"The Cockerall Butterfly Center was closer to the bone. Who could dream this up? Maybe someone feeling deprived, tired of closing their eyes. Two thousand quasi-free butterflies, fifty to sixty widely different varieties, were fluttering away their lives within the expansive confines of a cone-shaped three-story glass tower. We walked beside waterfalls in a flowering multitiered jungle, and the butterflies sometimes were attracted to bright colors; they rode on Annick's loose silvery hair like fluttering decorations, and contributed, as unrestrained creatures will, to restoring our shot nerves. Maybe that's civilization's main reason for contact with other forms of life these days; we like to have them around because their presence reminds us of rhythms that might keep us sane. We go to petting zoos in order to touch and witness emergence and interconnection and rebirth; we plug into situations where we can practice dancing the big dance, the old contact sport, with animals. The creatures, alone with us amid infinities, are our only companions. As we watch, life forms are disappearing. It's like watching our invulnerabilities vanish. Of all our myriad duties, preservation has to be central.
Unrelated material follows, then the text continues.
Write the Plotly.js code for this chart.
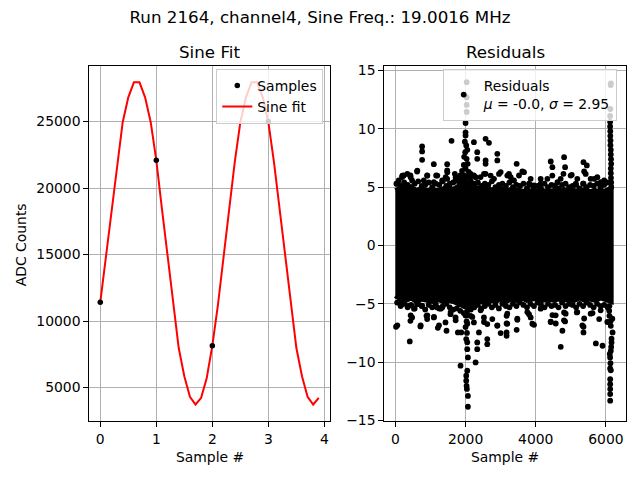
<!DOCTYPE html>
<html>
<head>
<meta charset="utf-8">
<script src="https://cdn.plot.ly/plotly-3.0.1.min.js"></script>
<style>html,body{margin:0;padding:0;background:#fff;}#chart{width:640px;height:480px;}</style>
</head>
<body>
<div id="chart"></div>
<script>
// ---------- Data ----------
const sampleX = [0, 1, 2, 3];
const sampleY = [11420, 22100, 8150, 25000];

const fitX = [0.0,0.1,0.2,0.3,0.4,0.5,0.6,0.7,0.8,0.9,
              1.0,1.1,1.2,1.3,1.4,1.5,1.6,1.7,1.8,1.9,
              2.0,2.1,2.2,2.3,2.4,2.5,2.6,2.7,2.8,2.9,
              3.0,3.1,3.2,3.3,3.4,3.5,3.6,3.7,3.8,3.9];
const fitY = [11420,14840,18460,21950,24950,26820,27950,27950,26820,24950,
              22080,18460,14840,11220,7970,5850,4300,3725,4225,5720,
              8150,11220,14840,18460,21950,24950,26820,27950,27950,26820,
              24950,21950,18460,14840,11220,7970,5850,4300,3725,4225];

// Dense core of the residual cloud: envelope (upper / lower) along sample index
const envX = [0,150,300,450,600,750,900,1050,1200,1350,1500,1650,1800,1950,2100,2250,2400,2550,2700,2850,
              3000,3150,3300,3450,3600,3750,3900,4050,4200,4350,4500,4650,4800,4950,5100,5250,5400,5550,5700,5850,6000,6150];
const envUpper = [4.7,4.9,4.8,5.0,4.7,4.9,4.7,4.8,4.7,4.9,5.0,4.8,5.1,5.7,5.4,5.0,4.9,5.0,4.8,4.7,
                  4.9,4.7,4.8,4.7,4.6,4.6,4.7,4.6,4.7,4.6,4.7,4.6,4.8,4.6,4.7,4.6,4.8,4.6,4.7,4.6,4.7,4.9];
const envLower = [-4.3,-4.6,-4.7,-4.5,-4.8,-4.6,-4.7,-4.8,-4.6,-4.8,-4.7,-4.8,-4.9,-5.2,-5.4,-5.0,-4.8,-4.9,-4.7,-4.8,
                  -4.6,-4.8,-4.6,-4.7,-4.5,-4.7,-4.6,-4.5,-4.7,-4.6,-4.7,-4.6,-4.7,-4.6,-4.7,-4.5,-4.7,-4.6,-4.7,-4.5,-4.7,-4.8];

// Ragged rim of the dense core (points just above / below the envelope)
const rimX = [50,150,250,350,450,550,650,750,850,950,1050,1150,1250,1350,1450,1550,1650,1750,1850,1950,
              2050,2150,2250,2350,2450,2550,2650,2750,2850,2950,3050,3150,3250,3350,3450,3550,3650,3750,3850,3950,
              4050,4150,4250,4350,4450,4550,4650,4750,4850,4950,5050,5150,5250,5350,5450,5550,5650,5750,5850,5950,6050];
const rimUpper = [5.3,5.1,5.4,5.2,5.0,5.3,5.5,5.1,5.2,5.4,5.0,5.3,5.2,5.5,5.1,5.3,5.4,5.6,5.8,6.0,
                  5.9,5.5,5.3,5.4,5.1,5.3,5.2,5.5,5.0,5.2,5.3,5.1,5.4,5.0,5.2,5.1,5.3,4.9,5.2,5.0,
                  5.1,4.9,5.3,5.0,5.2,5.1,4.9,5.2,5.3,5.0,5.1,5.2,4.9,5.3,5.0,5.2,5.1,5.3,5.0,5.2,5.4];
const rimLower = [-4.9,-5.2,-5.0,-5.3,-5.1,-5.4,-5.0,-5.2,-5.5,-5.1,-5.3,-5.0,-5.4,-5.2,-5.0,-5.3,-5.5,-5.4,-5.6,-5.8,
                  -6.0,-5.5,-5.3,-5.1,-5.4,-5.2,-5.0,-5.3,-5.1,-5.4,-5.0,-5.2,-5.3,-5.0,-5.2,-4.9,-5.1,-5.3,-5.0,-5.2,
                  -4.9,-5.1,-5.3,-5.0,-5.2,-5.1,-5.3,-4.9,-5.2,-5.0,-5.1,-5.3,-5.0,-5.2,-4.9,-5.1,-5.3,-5.0,-5.2,-5.1,-5.3];

// Individual residual points outside the dense core
const resX = [
  29,95,190,238,238,428,476,619,762,762,762,810,905,1095,1095,1162,1333,1476,1476,1476,1600,1695,1714,
  2238,2238,2333,2333,2428,2571,2571,2571,2571,2667,2810,2905,2905,3000,
  2032,2032,2032,2032,2000,2000,2000,1980,2020,2050,1990,1960,2030,2060,1950,2000,1900,2090,1850,2140,1980,1800,2100,2000,
  3237,3380,3456,3523,3618,3808,3951,4142,4332,4427,4475,4618,4790,4808,4837,5027,5142,5361,5380,5456,5361,5665,5856,5951,
  6142,6135,6125,6120,6120,6120,6125,6125,6130,6130,6140,6140,6145,6150,6140,6140,6145,6150,6150,
  198,340,625,435,910,1195,1480,1433,1718,2145,2288,2525,2715,2953,3190,3285,3665,3855,4140,4473,4710,4995,5185,5423,5565,5755,5945,
  19,95,190,381,410,428,476,619,714,762,886,905,1095,1190,1210,1333,1428,1457,1571,1714,1781,1876,
  2143,2238,2286,2333,2333,2381,2524,2619,2619,2619,2762,2905,3000,
  1990,2050,2000,2030,2000,2040,2019,2048,2048,2067,1857,2048,2019,2019,2029,2038,2067,2067,
  3170,3170,3170,3170,3475,3456,3808,3856,3951,4475,4427,4570,4837,4808,4760,4713,5170,5380,5361,5361,5618,5713,5904,5808,
  6100,6094,6100,6130,6140,6190,6160,6160,6150,6140,6110,6120,6130,6120,6140,6122,6122,6122,6122,6122,
  55,198,435,530,720,910,1100,1243,1290,1575,1718,2050,2193,2430,2525,2905,3190,3190,3475,3760,3903,4140,4425,4568,4805,4853,5185,5328,5565,5850,6040,6183
];
const resY = [
  5.29,5.57,5.86,6.0,5.14,6.0,5.57,6.34,8.49,8.06,7.34,5.57,6.0,6.97,5.43,6.0,5.57,6.97,6.43,5.71,8.97,6.14,5.57,
  8.86,6.0,8.0,7.43,5.86,9.14,7.29,7.0,6.14,8.8,5.71,7.86,7.29,6.29,
  14.0,12.7,12.05,11.45,10.5,9.7,9.43,8.9,8.57,8.2,8.0,7.6,7.43,7.0,6.9,6.6,6.4,6.3,6.0,5.9,5.8,5.5,5.4,5.1,
  6.14,5.57,7.0,6.0,6.34,5.29,5.14,5.29,5.71,7.2,6.71,5.43,6.14,7.57,6.71,6.06,5.29,7.14,6.34,6.86,5.29,5.71,5.43,5.57,
  13.9,13.75,11.7,11.1,10.6,10.2,9.8,9.4,9.0,8.6,8.2,7.8,7.4,7.0,6.6,6.2,5.8,5.4,5.0,
  5.99,6.13,6.42,5.85,5.99,5.99,6.28,5.85,5.85,6.13,5.85,6.13,5.99,6.13,5.99,5.85,6.28,5.71,5.71,5.99,5.71,5.99,5.71,6.13,5.71,5.85,5.42,
  -6.97,-4.9,-5.0,-5.17,-8.23,-6.46,-6.17,-5.03,-6.94,-5.17,-6.03,-6.31,-6.17,-5.31,-7.06,-5.31,-6.6,-7.31,-5.89,-6.17,-7.46,-7.46,
  -6.03,-6.6,-10.03,-8.31,-8.89,-7.46,-6.17,-8.03,-8.46,-6.74,-6.31,-6.89,-7.51,
  -5.2,-5.6,-6.0,-6.5,-7.0,-7.5,-8.03,-8.3,-8.89,-9.6,-10.31,-10.74,-11.17,-11.6,-12.03,-12.3,-12.9,-13.83,
  -6.03,-6.69,-7.46,-7.74,-6.37,-7.23,-5.89,-6.17,-6.8,-5.97,-6.54,-6.69,-6.51,-5.74,-7.31,-8.69,-5.74,-6.26,-6.97,-7.46,-5.8,-8.4,-8.6,-6.31,
  -5.2,-5.6,-6.03,-6.5,-6.89,-7.46,-8.0,-8.31,-8.7,-9.03,-9.3,-9.6,-10.1,-10.54,-10.7,-11.46,-11.89,-12.31,-12.74,-13.31,
  -6.85,-5.0,-5.99,-5.42,-6.85,-5.99,-6.13,-6.85,-5.42,-5.71,-6.42,-6.71,-6.13,-5.56,-6.56,-6.85,-6.71,-5.85,-6.28,-5.71,-6.71,-5.42,-6.56,-5.99,-6.42,-5.85,-5.71,-6.85,-5.85,-5.56,-6.56,-6.28
];

// Tick values
const sineTicksX = [0, 1, 2, 3, 4];
const sineTicksY = [5000, 10000, 15000, 20000, 25000];
const resTicksX = [0, 2000, 4000, 6000];
const resTicksY = [-15, -10, -5, 0, 5, 10, 15];

const residualLabel = 'Residuals<br><i>\u03bc</i> = -0.0, <i>\u03c3</i> = 2.95';

// ---------- Build ----------
const FONT = 'DejaVu Sans, Liberation Sans, sans-serif';
const polyX = envX.concat(envX.slice().reverse());
const polyY = envUpper.concat(envLower.slice().reverse());
const allResX = rimX.concat(rimX, resX);
const allResY = rimUpper.concat(rimLower, resY);

const traces = [
  { x: fitX, y: fitY, type: 'scatter', mode: 'lines', name: 'Sine fit',
    line: { color: '#ff0000', width: 2 }, xaxis: 'x', yaxis: 'y', legend: 'legend', legendrank: 2 },
  { x: sampleX, y: sampleY, type: 'scatter', mode: 'markers', name: 'Samples',
    marker: { color: '#000000', size: 5.5 }, xaxis: 'x', yaxis: 'y', legend: 'legend', legendrank: 1 },
  { x: polyX, y: polyY, type: 'scatter', mode: 'lines', fill: 'toself', fillcolor: '#000000',
    line: { color: '#000000', width: 5 }, showlegend: false, hoverinfo: 'skip', xaxis: 'x2', yaxis: 'y2' },
  { x: allResX, y: allResY, type: 'scatter', mode: 'markers', name: residualLabel,
    marker: { color: '#000000', size: 5.8 }, xaxis: 'x2', yaxis: 'y2', legend: 'legend2' }
];

const axisStyle = {
  showline: true, linecolor: '#000000', linewidth: 1, mirror: true,
  ticks: 'outside', ticklen: 5, tickwidth: 1, tickcolor: '#000000',
  showgrid: true, gridcolor: '#b0b0b0', gridwidth: 1, zeroline: false,
  tickfont: { family: FONT, size: 13.9, color: '#000000' }, fixedrange: true
};
const W = 640, H = 480;
const yDom = [(H - 421) / H, (H - 65.5) / H];

const legendStyle = {
  yanchor: 'top', y: 1 - 69 / H, xanchor: 'right',
  bgcolor: 'rgba(255,255,255,0.8)', bordercolor: '#cccccc', borderwidth: 1,
  font: { family: FONT, size: 13.9, color: '#000000' }, tracegroupgap: 0
};

const layout = {
  width: W, height: H, autosize: false,
  margin: { l: 0, r: 0, t: 0, b: 0, pad: 0 },
  paper_bgcolor: '#ffffff', plot_bgcolor: '#ffffff',
  font: { family: FONT, color: '#000000' },
  title: { text: 'Run 2164, channel4, Sine Freq.: 19.0016 MHz', x: 0.5, xanchor: 'center',
           y: 1 - 17 / H, yref: 'container', yanchor: 'middle', font: { family: FONT, size: 16.7, color: '#000000' } },
  xaxis: Object.assign({}, axisStyle, { domain: [89.3 / W, 330 / W], range: [-0.196, 4.10], tickvals: sineTicksX, anchor: 'y' }),
  yaxis: Object.assign({}, axisStyle, { domain: yDom, range: [2485, 29215], tickvals: sineTicksY, tickformat: 'd', anchor: 'x' }),
  xaxis2: Object.assign({}, axisStyle, { domain: [384.3 / W, 625.7 / W], range: [-316, 6564], tickvals: resTicksX, tickformat: 'd', anchor: 'y2' }),
  yaxis2: Object.assign({}, axisStyle, { domain: yDom, range: [-15.05, 15.43], tickvals: resTicksY, anchor: 'x2' }),
  legend: Object.assign({}, legendStyle, { x: 323.3 / W }),
  legend2: Object.assign({}, legendStyle, { x: 616.7 / W }),
  showlegend: true,
  annotations: [
    { text: 'Sine Fit', xref: 'paper', yref: 'paper', x: (89.3 + 330) / 2 / W, y: 1 - 51.5 / H,
      xanchor: 'center', yanchor: 'middle', showarrow: false, font: { family: FONT, size: 16.7, color: '#000000' } },
    { text: 'Residuals', xref: 'paper', yref: 'paper', x: (384.3 + 625.7) / 2 / W, y: 1 - 51.5 / H,
      xanchor: 'center', yanchor: 'middle', showarrow: false, font: { family: FONT, size: 16.7, color: '#000000' } },
    { text: 'Sample #', xref: 'paper', yref: 'paper', x: (89.3 + 330) / 2 / W, y: 1 - 456.7 / H,
      xanchor: 'center', yanchor: 'middle', showarrow: false, font: { family: FONT, size: 13.9, color: '#000000' } },
    { text: 'Sample #', xref: 'paper', yref: 'paper', x: (384.3 + 625.7) / 2 / W, y: 1 - 456.7 / H,
      xanchor: 'center', yanchor: 'middle', showarrow: false, font: { family: FONT, size: 13.9, color: '#000000' } },
    { text: 'ADC Counts', xref: 'paper', yref: 'paper', x: 21.2 / W, y: 1 - 245 / H, textangle: -90,
      xanchor: 'center', yanchor: 'middle', showarrow: false, font: { family: FONT, size: 13.9, color: '#000000' } }
  ]
};

Plotly.newPlot('chart', traces, layout, { staticPlot: true, displayModeBar: false });
</script>
</body>
</html>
"Late that afternoon in Houston, we walked across great lawns to contemplate another actuality, the ensemble of murals Mark Rothko created for the eight–sided de Menil chapel, fields of radiant darkness, from which there came no message but whatever each viewer called up. For me, it was the demands of acceptance. On that bright afternoon, I thought of Glenn Gould in the studio he built in the backlands of Canada, humming along to immaculate Bach and then, in between times, on the telephone to faraway friends; and then of the aged stranger Piet Mondrian, poor and exiled in New York during World War II, surely dying, but out wandering Times Square at night, infatuated with the neon and skyscrapers and with Meade Lux Lewis and Teddy Wilson and Dizzy Gillespie and Charlie Parker, with Fred Astaire and Ginger Rogers — Mondrian, an old man jitterbugging at parties.

"In 1968, the year before he died, he came forward with his final masterpiece, the multirhythmic Broadway Boogie Woogie in red and blue and vivid yellow, which I can only think of as sprung from the a soul at the end of things. Facing death, we can feel about to be cut out and excluded from the feast of being, and angrily eager to defeat loss in an effort to heal ourselves, or else we can enjoy having been included, suffering the fate of being part of everything.

"Mark Rothko and Glenn Gould and Piet Mondrian gave their work as a gift. Harmony and dancing are a form of prayer. There's nothing to do but make peace with the rising flames while the house is burning, a try at joyousness, like Mondrian at some party in New York or Glenn Gould up north, humming and dialing.

"In 'Song of Myself,' Whitman says of animals, 'Not one is respectable or unhappy over the whole earth.' Should we envy them and want to be like them? Probably not. Our species cannot comfortably live without intelligently defined purposes. But which?

"The garden we are creating of the world can be denuded and perilous, a location where the poor and disenfranchised scrap in the night, and where the privileged dither in their selfish waltz toward death. Or it can be plentiful and democratic, a peaceful stage where citizens enact a drama centered on serving what we have and one another. The agenda I propose is simple enough. We must relearn the arts of generosity. We cannot, in any long run, survive by bucking against natural forces, and it is our moral duty to defend all life.

"It's time to give something back to the systems of order that have supported us: care and tenderness. As we work on behalf of one another and the world, we begin to experience the solace of reinhabiting our emotional skins. Generosity is the endless project."